A. is sleeping on the floor in a "sleeping bag" she made for herself out of a comforter. She's moderately sick--a little fever, congested, tossing and turning. Though I'm completely stressed about the job interviews I have this week, I laid down next to her till she went to sleep. Lying there, I was conscious of how important it is to calm myself down--I could feel her heartbeat her breathing, she could feel mine. I wanted to give her peace through being next to her, not anxiety. I breathed more deeply, slowed my breath. I relaxed my tight jaw, my almost unconsciously pursed lips. I tried to completely relax. A. snuggled up next to me and held my arm. Through helping her, I helped myself. Isn't it always the way?
I was thinking the other day about death and definitions of self, again.
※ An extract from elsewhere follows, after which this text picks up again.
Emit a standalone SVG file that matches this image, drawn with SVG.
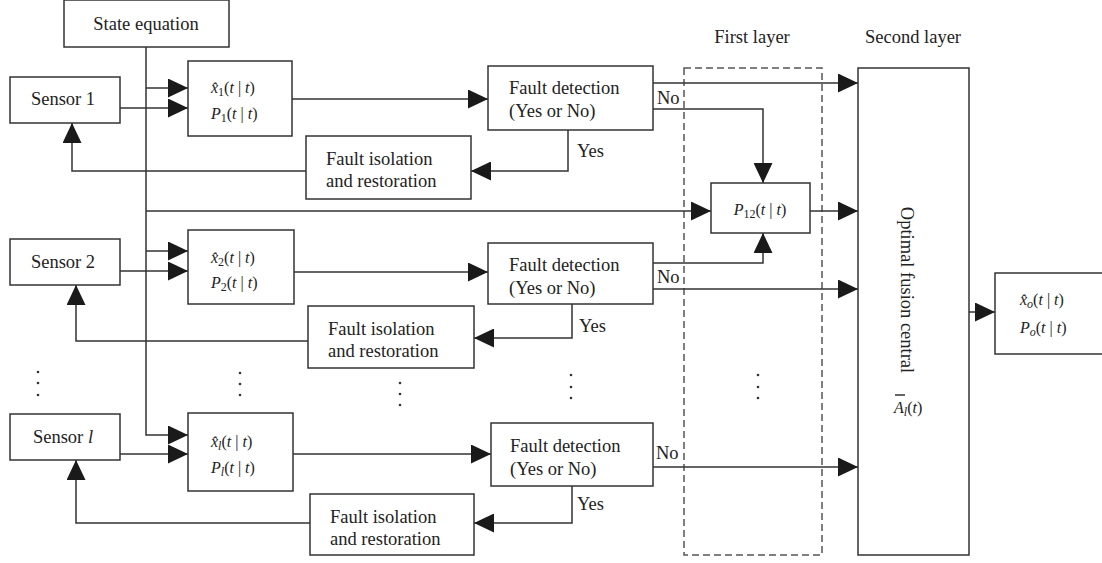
<svg xmlns="http://www.w3.org/2000/svg" width="1102" height="563" viewBox="0 0 1102 563">
<style>
.box{fill:#fff;stroke:#333;stroke-width:1.5}
.ln{fill:none;stroke:#333;stroke-width:1.5}
.arr{fill:none;stroke:#333;stroke-width:1.5;marker-end:url(#ah)}
.dash{fill:none;stroke:#555;stroke-width:1.5;stroke-dasharray:7,4}
text{font-family:"Liberation Serif","Times New Roman",serif;font-size:18.5px;fill:#222}
.m{font-size:16px}
.i{font-style:italic}
.s{font-size:12px}
.dot{fill:#333}
</style>
<defs>
<marker id="ah" viewBox="0 0 20 19" refX="20" refY="9.5" markerWidth="20" markerHeight="19" markerUnits="userSpaceOnUse" orient="auto">
<path d="M0,0 L20,9.5 L0,19 z" fill="#1a1a1a"/>
</marker>
</defs>

<g id="layers">
<rect class="dash" x="684" y="68" width="138" height="487"/>
<text x="752" y="43" text-anchor="middle">First layer</text>
<text x="913" y="43" text-anchor="middle">Second layer</text>
</g>

<g id="connectors">
<path class="arr" d="M146,47 V435 H188"/>
<path class="arr" d="M146,88 H188"/>
<path class="arr" d="M146,211 H711"/>
<path class="arr" d="M146,251 H188"/>
<path class="arr" d="M120,108 H188"/>
<path class="arr" d="M120,271 H188"/>
<path class="arr" d="M120,454 H188"/>
<path class="arr" d="M292,99 H488"/>
<path class="arr" d="M294,272 H488"/>
<path class="arr" d="M293,454 H491"/>
<path class="arr" d="M568,130 V171 H471"/>
<path class="arr" d="M572,304 V338 H474"/>
<path class="arr" d="M572,486 V523 H474"/>
<path class="arr" d="M306,171 H72 V123"/>
<path class="arr" d="M308,341 H76 V285"/>
<path class="arr" d="M310,523 H76 V460"/>
<path class="arr" d="M653,83 H858"/>
<path class="arr" d="M653,109 H763 V183"/>
<path class="arr" d="M810,211 H858"/>
<path class="arr" d="M653,263 H763 V233"/>
<path class="arr" d="M653,289 H858"/>
<path class="arr" d="M653,467 H858"/>
<path class="arr" d="M969,312 H995"/>
<text x="657" y="104">No</text>
<text x="657" y="283">No</text>
<text x="656" y="459">No</text>
<text x="577" y="157">Yes</text>
<text x="579" y="332">Yes</text>
<text x="577" y="510">Yes</text>
</g>

<g id="state-equation">
<rect class="box" x="64" y="0" width="165" height="47"/>
<text x="146" y="30" text-anchor="middle">State equation</text>
</g>

<g id="sensor-1">
<rect class="box" x="10" y="77" width="110" height="46"/>
<text x="63" y="105" text-anchor="middle">Sensor 1</text>
</g>
<g id="sensor-2">
<rect class="box" x="10" y="239" width="110" height="46"/>
<text x="63" y="268" text-anchor="middle">Sensor 2</text>
</g>
<g id="sensor-l">
<rect class="box" x="10" y="414" width="110" height="46"/>
<text x="63" y="443" text-anchor="middle">Sensor <tspan class="i">l</tspan></text>
</g>

<g id="estimator-1">
<rect class="box" x="188" y="61" width="104" height="75"/>
<text class="m" x="211" y="93"><tspan class="i">x̂</tspan><tspan class="s" dy="3">1</tspan><tspan dy="-3">(</tspan><tspan class="i">t</tspan> | <tspan class="i">t</tspan>)</text>
<text class="m" x="211" y="119"><tspan class="i">P</tspan><tspan class="s" dy="3">1</tspan><tspan dy="-3">(</tspan><tspan class="i">t</tspan> | <tspan class="i">t</tspan>)</text>
</g>
<g id="estimator-2">
<rect class="box" x="188" y="230" width="106" height="74"/>
<text class="m" x="211" y="263"><tspan class="i">x̂</tspan><tspan class="s" dy="3">2</tspan><tspan dy="-3">(</tspan><tspan class="i">t</tspan> | <tspan class="i">t</tspan>)</text>
<text class="m" x="211" y="288"><tspan class="i">P</tspan><tspan class="s" dy="3">2</tspan><tspan dy="-3">(</tspan><tspan class="i">t</tspan> | <tspan class="i">t</tspan>)</text>
</g>
<g id="estimator-l">
<rect class="box" x="188" y="413" width="105" height="78"/>
<text class="m" x="211" y="447"><tspan class="i">x̂</tspan><tspan class="s i" dy="3">l</tspan><tspan dy="-3">(</tspan><tspan class="i">t</tspan> | <tspan class="i">t</tspan>)</text>
<text class="m" x="211" y="473"><tspan class="i">P</tspan><tspan class="s i" dy="3">l</tspan><tspan dy="-3">(</tspan><tspan class="i">t</tspan> | <tspan class="i">t</tspan>)</text>
</g>

<g id="fault-detection-1">
<rect class="box" x="488" y="66" width="165" height="64"/>
<text x="509" y="94">Fault detection</text>
<text x="509" y="117">(Yes or No)</text>
</g>
<g id="fault-detection-2">
<rect class="box" x="488" y="243" width="165" height="61"/>
<text x="509" y="271">Fault detection</text>
<text x="509" y="294">(Yes or No)</text>
</g>
<g id="fault-detection-l">
<rect class="box" x="491" y="423" width="162" height="63"/>
<text x="510" y="452">Fault detection</text>
<text x="510" y="475">(Yes or No)</text>
</g>

<g id="fault-isolation-1">
<rect class="box" x="306" y="136" width="165" height="63"/>
<text x="326" y="165">Fault isolation</text>
<text x="326" y="187">and restoration</text>
</g>
<g id="fault-isolation-2">
<rect class="box" x="308" y="306" width="166" height="62"/>
<text x="328" y="335">Fault isolation</text>
<text x="328" y="357">and restoration</text>
</g>
<g id="fault-isolation-l">
<rect class="box" x="310" y="494" width="164" height="61"/>
<text x="330" y="523">Fault isolation</text>
<text x="330" y="545">and restoration</text>
</g>

<g id="p12">
<rect class="box" x="711" y="183" width="99" height="50"/>
<text class="m" x="760" y="215" text-anchor="middle"><tspan class="i">P</tspan><tspan class="s" dy="3">12</tspan><tspan dy="-3">(</tspan><tspan class="i">t</tspan> | <tspan class="i">t</tspan>)</text>
</g>

<g id="fusion-central">
<rect class="box" x="858" y="68" width="111" height="487"/>
<text transform="translate(901,290) rotate(90)" text-anchor="middle">Optimal fusion central</text>
<text class="m" x="894" y="413"><tspan class="i">A</tspan><tspan class="s i" dy="3">l</tspan><tspan dy="-3">(</tspan><tspan class="i">t</tspan>)</text>
<path class="ln" d="M895,395 H905" stroke-width="1.2"/>
</g>

<g id="output">
<rect class="box" x="995" y="273" width="200" height="81"/>
<text class="m" x="1020" y="305"><tspan class="i">x̂</tspan><tspan class="s i" dy="3">o</tspan><tspan dy="-3">(</tspan><tspan class="i">t</tspan> | <tspan class="i">t</tspan>)</text>
<text class="m" x="1020" y="333"><tspan class="i">P</tspan><tspan class="s i" dy="3">o</tspan><tspan dy="-3">(</tspan><tspan class="i">t</tspan> | <tspan class="i">t</tspan>)</text>
</g>

<g id="ellipses">
<circle class="dot" cx="38" cy="372" r="1.3"/><circle class="dot" cx="38" cy="383" r="1.3"/><circle class="dot" cx="38" cy="395" r="1.3"/>
<circle class="dot" cx="240" cy="373" r="1.3"/><circle class="dot" cx="240" cy="384" r="1.3"/><circle class="dot" cx="240" cy="395" r="1.3"/>
<circle class="dot" cx="400" cy="383" r="1.3"/><circle class="dot" cx="400" cy="394" r="1.3"/><circle class="dot" cx="400" cy="405" r="1.3"/>
<circle class="dot" cx="571" cy="375" r="1.3"/><circle class="dot" cx="571" cy="387" r="1.3"/><circle class="dot" cx="571" cy="398" r="1.3"/>
<circle class="dot" cx="758" cy="375" r="1.3"/><circle class="dot" cx="758" cy="387" r="1.3"/><circle class="dot" cx="758" cy="398" r="1.3"/>
</g>
</svg>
My life is undeniably built around my family, but is it weakness to focus on that? Maybe I'm hedging my bets too much, and it's just another way to prevent myself from being hurt. Does loving another person completely mean that there is no thought beyond that fulfilling that love?
I'm fairly certain I need to attempt to live in the "here and now" much more than I do. After all, isn't it through being more "present" that we build a stronger future? I think I may also be too caught up in avoiding pain. No joy without sorrow, and all that.
Well, regardless of all that, here's what I came up with the other day. Some qualities that I want to try to build--BEING...thoughtful (meaning empathy as well as flexing intellectual muscles more), nice, honest. BEING organized, productive, creative, focused.